The Wolf of Wall Street Fights Excess With Excess

Martin Scorsese's The Wolf of Wall Street is the kind of movie directors make when they wield money, power and a not inconsiderable degree of arrogance. Sprawling and extravagant, it revels in all manner of excess, including sexual debauchery, hearty abuse of liquor and Quaaludes, even dwarf-tossing. Its antihero, the crooked high flier Jordan Belfort (Leonardo DiCaprio), has a Dunhill wallet where his heart should be, and he just can't stop flinging bills out of it. The movie around him guns for grandeur in the same way: There are hints of greatness, one or two artfully constructed scenes that remind you why you look forward to new Scorsese films in the first place. But as a highly detailed portrait of true-life corruption and bad behavior in the financial sector, Wolf is pushy and hollow, too much of a bad thing, like a three-hour cold call from the boiler room that leaves you wondering, “What have I just been sold?”

It's a work of bullying artistry, but at least it looks really expensive. So does DiCaprio's Jordan, with his wardrobe of bespoke suits and that Crest Whitestrips smile. Jordan is the founder of a '90s-era investment firm with a pseudo-classy name, Stratton Oakmont. His cronies, among them Jonah Hill's perpetually dazed-looking Donnie Azoff, start out knowing diddly-squat about finance. Before long, they're bending the rules and bilking ordinary folk out of millions, the better to finance mansions, yachts and trophy wives—along with their hookers and drug habits. (The movie was adapted by Terence Winter from Belfort's 2007 memoir of the same name.)

Scorsese halfheartedly follows a rags-to-riches-to-rags arc, though mostly he fixates on riches. Some of the early moments are promising: One of the funniest, most casual sections features Matthew McConaughey as one of Jordan's early mentors, earnestly advising the callow newcomer over a multimartini lunch that in order to be a world beater, he'll need to start masturbating more. Scorsese doesn't pass judgment on his characters, which at first seems like a plus. But he can't get a fix on the tone; the movie has the intentionally sour spirit of Goodfellas, but none of its grim humor.

Many of the bits are probably intended to be over-the-top funny and horrifying: In one sequence, a female Stratton Oakmont employee volunteers to have her head shaved in front of the staff in return for a hefty check, which, Jordan announces, she's going to use for breast implants. She submits cheerfully to the electric shaver, but we feel humiliated for her as locks of her lustrous hair fall to the floor. She's playing the boys' game, tossing her own currency into the pot, but it's all just a big guffaw for them.

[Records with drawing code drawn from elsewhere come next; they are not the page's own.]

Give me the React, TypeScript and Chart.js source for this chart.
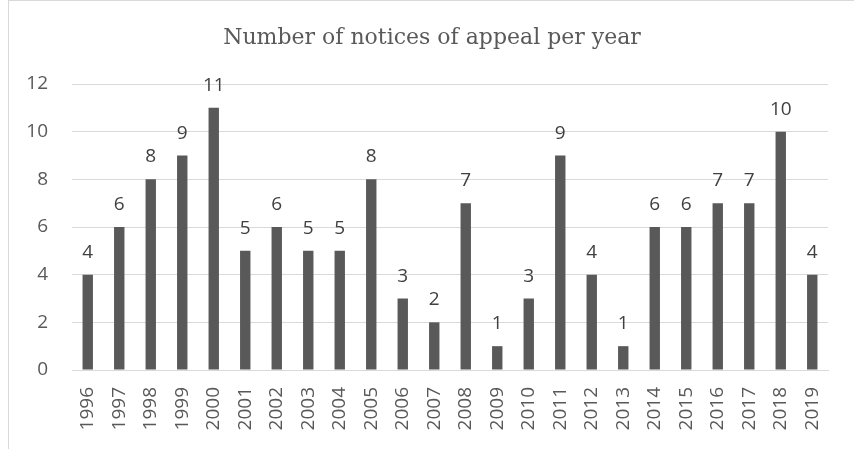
import React, { useEffect, useRef } from "react";
import { Chart, registerables } from "chart.js";

Chart.register(...registerables);

const years = ["1996","1997","1998","1999","2000","2001","2002","2003","2004","2005","2006","2007","2008","2009","2010","2011","2012","2013","2014","2015","2016","2017","2018","2019"];
const notices = [4,6,8,9,11,5,6,5,5,8,3,2,7,1,3,9,4,1,6,6,7,7,10,4];
const chartTitle = "Number of notices of appeal per year";

const titlePlugin = {
  id: "customTitle",
  afterDraw(chart: any) {
    const ctx = chart.ctx;
    ctx.save();
    ctx.font = '22px "DejaVu Serif"';
    ctx.fillStyle = "#595959";
    ctx.textAlign = "center";
    ctx.textBaseline = "alphabetic";
    ctx.fillText(chartTitle, 432, 44);
    ctx.restore();
  },
};

const valueLabels = {
  id: "valueLabels",
  afterDatasetsDraw(chart: any) {
    const ctx = chart.ctx;
    const meta = chart.getDatasetMeta(0);
    ctx.save();
    ctx.font = '19px "Open Sans"';
    ctx.fillStyle = "#404040";
    ctx.textAlign = "center";
    ctx.textBaseline = "alphabetic";
    meta.data.forEach((bar: any, i: number) => {
      ctx.fillText(String(notices[i]), bar.x, bar.y - 17);
    });
    ctx.restore();
  },
};

export default function App() {
  const ref = useRef<HTMLCanvasElement>(null);
  useEffect(() => {
    const chart = new Chart(ref.current!, {
      type: "bar",
      data: {
        labels: years,
        datasets: [
          {
            data: notices,
            backgroundColor: "#595959",
            categoryPercentage: 1,
            barPercentage: 0.33,
          },
        ],
      },
      options: {
        animation: false,
        responsive: false,
        maintainAspectRatio: false,
        layout: { padding: { left: 0, top: 84, right: 26, bottom: 0 } },
        plugins: { legend: { display: false }, tooltip: { enabled: false }, title: { display: false } },
        scales: {
          x: {
            grid: { display: false, drawTicks: false },
            border: { display: true, color: "#d9d9d9", width: 1 },
            ticks: {
              color: "#595959",
              font: { family: "Open Sans", size: 19 },
              minRotation: 90,
              maxRotation: 90,
              padding: 17,
              autoSkip: false,
            },
            afterFit: (s: any) => { s.height = 79; },
          },
          y: {
            min: 0,
            max: 12,
            ticks: {
              stepSize: 2,
              color: "#595959",
              font: { family: "Open Sans", size: 19 },
              padding: 24,
            },
            grid: { color: "#d9d9d9", lineWidth: 1, drawTicks: false },
            border: { display: false },
            afterFit: (s: any) => { s.width = 72; },
          },
        },
      },
      plugins: [titlePlugin, valueLabels],
    });
    return () => chart.destroy();
  }, []);
  return (
    <div style={{ position: "absolute", left: 0, top: 0, width: 854, height: 449, background: "#fff", overflow: "hidden" }}>
      <div style={{ position: "absolute", left: 8, top: 0, width: 900, height: 500, border: "1px solid #d9d9d9", boxSizing: "border-box" }} />
      <canvas ref={ref} width={854} height={449} style={{ position: "absolute", left: 0, top: 0, width: 854, height: 449 }} />
    </div>
  );
}
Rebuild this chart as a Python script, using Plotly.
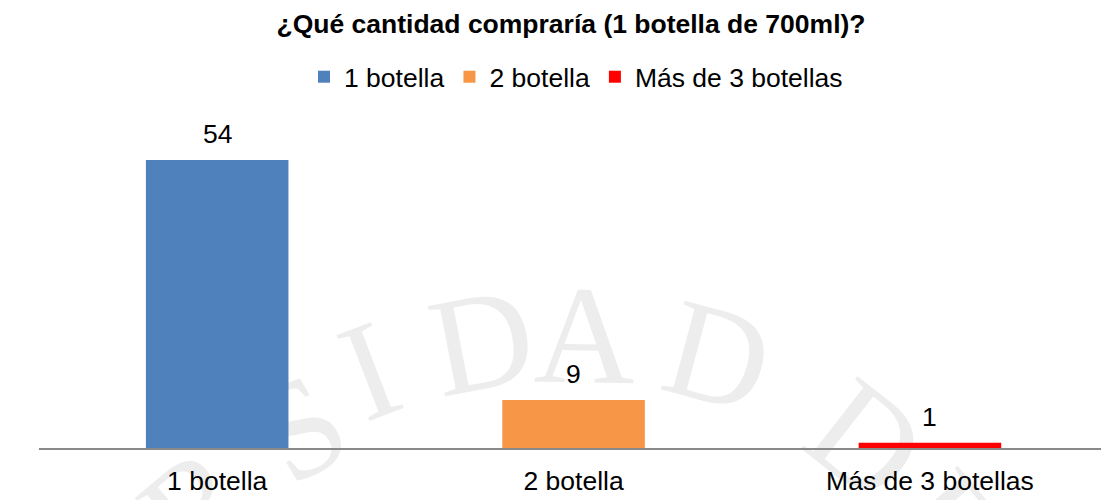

One hour of that boorishness would be more than enough; by the end of the second, you might be wondering if anyone, including Scorsese, is ever going to call these guys on their self-absorbed idiocy. What, exactly, does he think of these people? Long after we've gotten the picture, Scorsese and cinematographer Rodrigo Prieto are still presenting each new, depraved revelation as if it were an infant water nymph on a lily pad, a thing of wonder they'd never seen before. If you've never heard stories about the boorishness of Wall Street types, you'll be incredibly shocked by The Wolf of Wall Street. That man snorted coke out of a hooker's butt!

Jordan does eventually fall. His second wife, a pneumatic princess he calls the Duchess (Margot Robbie), finally sees what a loser he is as a man, if not a pocketbook; the supercilious French dude (Jean Dujardin, with his crocodile smile) who's helping him hide his money in Switzerland pulls a fast one on him; and a wily FBI agent (played by the appealing Kyle Chandler, who's starting to resemble a young Robert Forster, which is miraculous) starts sniffing at his all-too-obvious trail.

But if there's nothing pleasurable or revelatory in watching these guys act like cavemen who have just discovered women, drugs and cash, it's even less fun to see them get caught. DiCaprio's Jordan is manic in a studied way; he's always leaping onto desks or writhing on floors. His turn might be more effective if he hadn't just played Jay Gatsby, in a much better performance, earlier this year. Both Gatsby and Jordan are strivers and fakers, but Gatsby aspires to elegance, not excess, and even then his greatest hope is that it can buy him love. As DiCaprio played him, he had the touching austerity of a lone silver cuff link, an incomplete man who appears to have everything.

There's nothing as complicated or as appealing in The Wolf of Wall Street—and nothing tragic, not even tragically funny. Scorsese is one of the few great old-guard filmmakers with the clout to make movies on this scale, and this picture—dreary, self-evident, too repetitive to be much fun even as satire—is what he comes up with?